I may have it wrong but I think I have read in this blog some pretty strong critiques of ev. psych. When I read this post and the care with which you stated your doubts it left me wondering:
Have the basic tenets of ev. psych. actually carried the day and only particular claims come in for a tweaking or a beating [much as evolution, as a broader understanding of what biology presents the modern scientist, is treated]?
Or do you or others have a fundamentally different theory to account for the organization of feats [and the odd weaknesses] we call our brain power?

It would be somewhat ironical if humans had a "spider-sense" against spiders *forceful laughs*.

Two points I found somewhat noteworthy: I think that for any sort of instinct to avoid spiders or dangerous tiny animals in general (which is far more likely, I think), this "mental template" of a toilet-door-plaque-like icon would be somewhat "unuseful". These animals are often in different angles and distances where they're more like "potentially legged dots", bringing no much resemblance to an icon. Thus could be somewhat harder to evolve such specificity instead of something more general (not that it would prove anything wrong anyway; could be that it arose somewhat as an evolutionary "saltation", with no competing alternative version of instinct in the version I think that it could be more likely to evolve).

And, speaking of likelihood of evolving something, the author(s) suggests that it could have evolved in as few as about 20-30 generations? Has been some major change in the estimates of possible rate of adaptive evolution since Haldane's estimates of substitution costs that I don't know about? (about 300 generations to the fixation of a gene, under rather favorable conditions). I haven't read the paper yet, but I've read that in a report.

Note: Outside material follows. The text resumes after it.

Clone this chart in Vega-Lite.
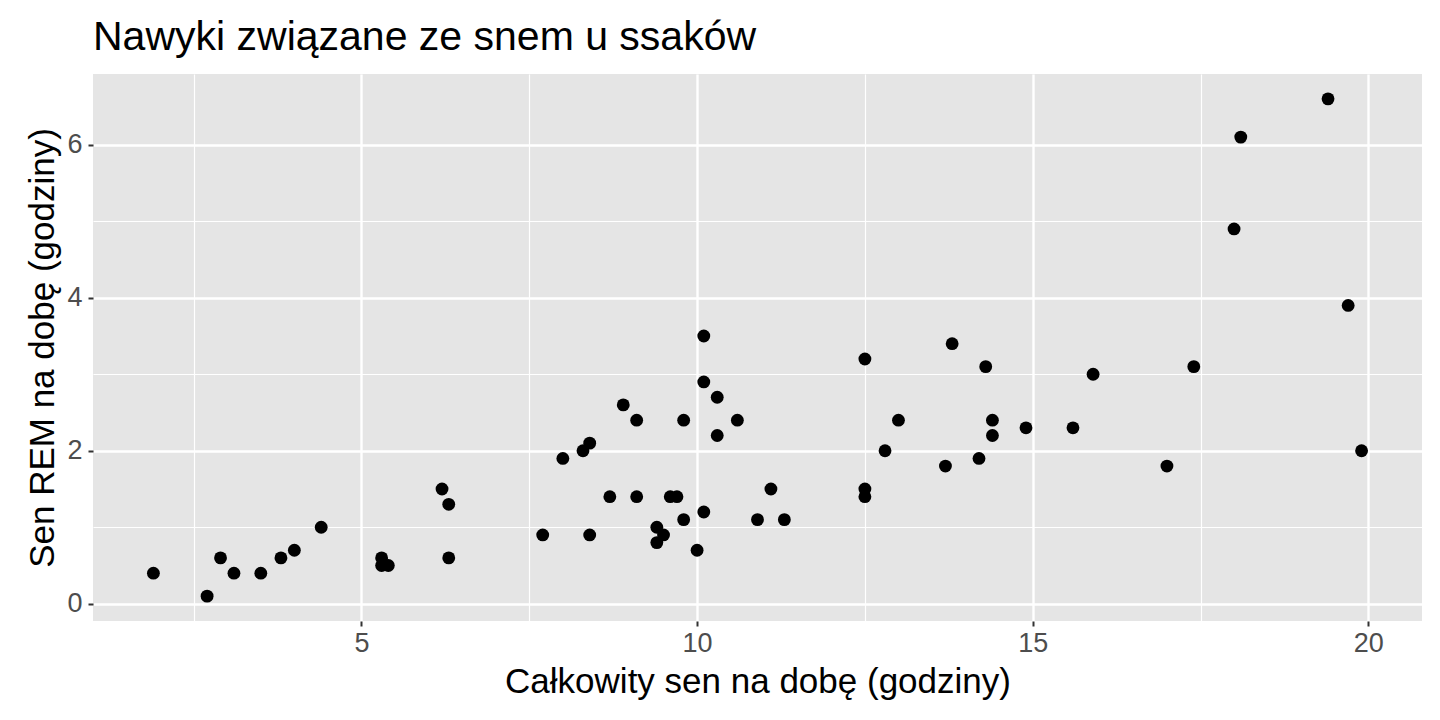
{
  "$schema": "https://vega.github.io/schema/vega-lite/v6.json",
  "width": 1329,
  "height": 547,
  "autosize": {"type": "none"},
  "padding": {"left": 93, "top": 74, "right": 18, "bottom": 99},
  "background": "white",
  "title": {
    "text": "Nawyki związane ze snem u ssaków",
    "anchor": "start",
    "frame": "group",
    "font": "Liberation Sans",
    "fontSize": 41,
    "fontWeight": "normal",
    "color": "black",
    "offset": 15
  },
  "config": {
    "view": {"fill": "#E5E5E5", "stroke": null},
    "font": "Liberation Sans",
    "axis": {
      "domain": false,
      "gridColor": "white",
      "tickColor": "#333333",
      "tickSize": 5,
      "tickWidth": 2,
      "labelColor": "#4D4D4D",
      "labelFont": "Liberation Sans",
      "labelFontSize": 27,
      "titleFont": "Liberation Sans",
      "titleFontSize": 35,
      "titleFontWeight": "normal",
      "titleColor": "black"
    }
  },
  "data": {
    "values": [
      {"sleep_total": 17.0, "sleep_rem": 1.8},
      {"sleep_total": 14.4, "sleep_rem": 2.4},
      {"sleep_total": 14.9, "sleep_rem": 2.3},
      {"sleep_total": 4.0, "sleep_rem": 0.7},
      {"sleep_total": 14.4, "sleep_rem": 2.2},
      {"sleep_total": 8.7, "sleep_rem": 1.4},
      {"sleep_total": 10.1, "sleep_rem": 2.9},
      {"sleep_total": 5.3, "sleep_rem": 0.6},
      {"sleep_total": 9.4, "sleep_rem": 0.8},
      {"sleep_total": 10.0, "sleep_rem": 0.7},
      {"sleep_total": 12.5, "sleep_rem": 1.5},
      {"sleep_total": 10.3, "sleep_rem": 2.2},
      {"sleep_total": 8.3, "sleep_rem": 2.0},
      {"sleep_total": 9.1, "sleep_rem": 1.4},
      {"sleep_total": 17.4, "sleep_rem": 3.1},
      {"sleep_total": 5.3, "sleep_rem": 0.5},
      {"sleep_total": 18.0, "sleep_rem": 4.9},
      {"sleep_total": 19.7, "sleep_rem": 3.9},
      {"sleep_total": 2.9, "sleep_rem": 0.6},
      {"sleep_total": 3.1, "sleep_rem": 0.4},
      {"sleep_total": 10.1, "sleep_rem": 3.5},
      {"sleep_total": 10.9, "sleep_rem": 1.1},
      {"sleep_total": 12.5, "sleep_rem": 3.2},
      {"sleep_total": 9.8, "sleep_rem": 1.1},
      {"sleep_total": 1.9, "sleep_rem": 0.4},
      {"sleep_total": 2.7, "sleep_rem": 0.1},
      {"sleep_total": 6.2, "sleep_rem": 1.5},
      {"sleep_total": 6.3, "sleep_rem": 0.6},
      {"sleep_total": 8.0, "sleep_rem": 1.9},
      {"sleep_total": 9.5, "sleep_rem": 0.9},
      {"sleep_total": 19.4, "sleep_rem": 6.6},
      {"sleep_total": 10.1, "sleep_rem": 1.2},
      {"sleep_total": 14.2, "sleep_rem": 1.9},
      {"sleep_total": 14.3, "sleep_rem": 3.1},
      {"sleep_total": 12.5, "sleep_rem": 1.4},
      {"sleep_total": 19.9, "sleep_rem": 2.0},
      {"sleep_total": 7.7, "sleep_rem": 0.9},
      {"sleep_total": 8.4, "sleep_rem": 0.9},
      {"sleep_total": 3.8, "sleep_rem": 0.6},
      {"sleep_total": 9.7, "sleep_rem": 1.4},
      {"sleep_total": 9.4, "sleep_rem": 1.0},
      {"sleep_total": 10.3, "sleep_rem": 2.7},
      {"sleep_total": 13.7, "sleep_rem": 1.8},
      {"sleep_total": 3.5, "sleep_rem": 0.4},
      {"sleep_total": 11.1, "sleep_rem": 1.5},
      {"sleep_total": 18.1, "sleep_rem": 6.1},
      {"sleep_total": 5.4, "sleep_rem": 0.5},
      {"sleep_total": 13.0, "sleep_rem": 2.4},
      {"sleep_total": 9.6, "sleep_rem": 1.4},
      {"sleep_total": 8.4, "sleep_rem": 2.1},
      {"sleep_total": 11.3, "sleep_rem": 1.1},
      {"sleep_total": 10.6, "sleep_rem": 2.4},
      {"sleep_total": 13.8, "sleep_rem": 3.4},
      {"sleep_total": 15.9, "sleep_rem": 3.0},
      {"sleep_total": 12.8, "sleep_rem": 2.0},
      {"sleep_total": 9.1, "sleep_rem": 2.4},
      {"sleep_total": 4.4, "sleep_rem": 1.0},
      {"sleep_total": 15.6, "sleep_rem": 2.3},
      {"sleep_total": 8.9, "sleep_rem": 2.6},
      {"sleep_total": 6.3, "sleep_rem": 1.3},
      {"sleep_total": 9.8, "sleep_rem": 2.4}
    ]
  },
  "mark": {"type": "circle", "size": 165, "opacity": 1, "color": "black"},
  "encoding": {
    "x": {
      "field": "sleep_total",
      "type": "quantitative",
      "title": "Całkowity sen na dobę (godziny)",
      "scale": {"domain": [1.0, 20.8], "nice": false, "zero": false},
      "axis": {
        "values": [2.5, 5, 7.5, 10, 12.5, 15, 17.5, 20],
        "labelExpr": "datum.value % 5 === 0 ? datum.label : ''",
        "tickOpacity": {"condition": {"test": "datum.value % 5 === 0", "value": 1}, "value": 0},
        "gridWidth": {"condition": {"test": "datum.value % 5 === 0", "value": 2.4}, "value": 1.2},
        "labelPadding": 4,
        "titlePadding": 8
      }
    },
    "y": {
      "field": "sleep_rem",
      "type": "quantitative",
      "title": "Sen REM na dobę (godziny)",
      "scale": {"domain": [-0.225, 6.925], "nice": false, "zero": false},
      "axis": {
        "values": [0, 1, 2, 3, 4, 5, 6],
        "labelExpr": "datum.value % 2 === 0 ? datum.label : ''",
        "tickOpacity": {"condition": {"test": "datum.value % 2 === 0", "value": 1}, "value": 0},
        "gridWidth": {"condition": {"test": "datum.value % 2 === 0", "value": 2.4}, "value": 1.2},
        "labelPadding": 6,
        "titlePadding": 6
      }
    }
  }
}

A third point that came to my mind by reading this post, is that it seems to prove more that the babies are able to generalize the spider silhouette, which I don't think that tells much about an innate ability to recognize and fear spiders. Perhaps one could show the same with cars, showing pictures of cars' profiles, and icons of cars and scrambled "non-cars", and that would then prove that we've already evolved the instinct of fearing to be hit by a car?

By Danniel Soares (not verified) on 18 Oct 2007 #permalink

Well, this comment is late in coming...and probably won't be read. That being said, I'd love the idea of an innate spider-detection system present in infants...I friggin' hate spiders (after living in a room where I was killing 6-7 large spiders a day). But the study being examined proves nothing even remotely close to such an idea. For one, the study assumes that a living organism can be equated to and perceived as a motionless, featureless black blob of a specific shape. Even adults subconsciously respond to the presence of an unseen living organism more quickly than a motionless, visible shape (motion is a HUGE component of our survival instincts; every day life exemplifies it and military strategy utilizes it)...and that's with the layers of unnatural crud an adult psyche is burdened with.

And two, what about the image presented as a schematic spider? To us, adults who have a clear mental image of what the form of a spider looks like, it appears as a spider. But an infant? And infant has most likely been exposed to human beings more than it has been exposed to any living creature. Which is, going by shape, a head, a body, two arms on top, and two legs on the bottom...symmetrical. The schematic spider follows the same formula, except its arms and legs are doubled....but in left/right arm, left/right leg segmentation, exactly the same. If you were to get rid of 4 of the legs and thicken the remaining 4, it would just look like the silhouette of a cartoonish, overweight individual. Though the image of the flower is not presented in this article, I would hazard to guess it's overall shape is nowhere near as humanistic.

Simply put, I believe the infants were responding to a familiar shape...not the presence of an arachnid.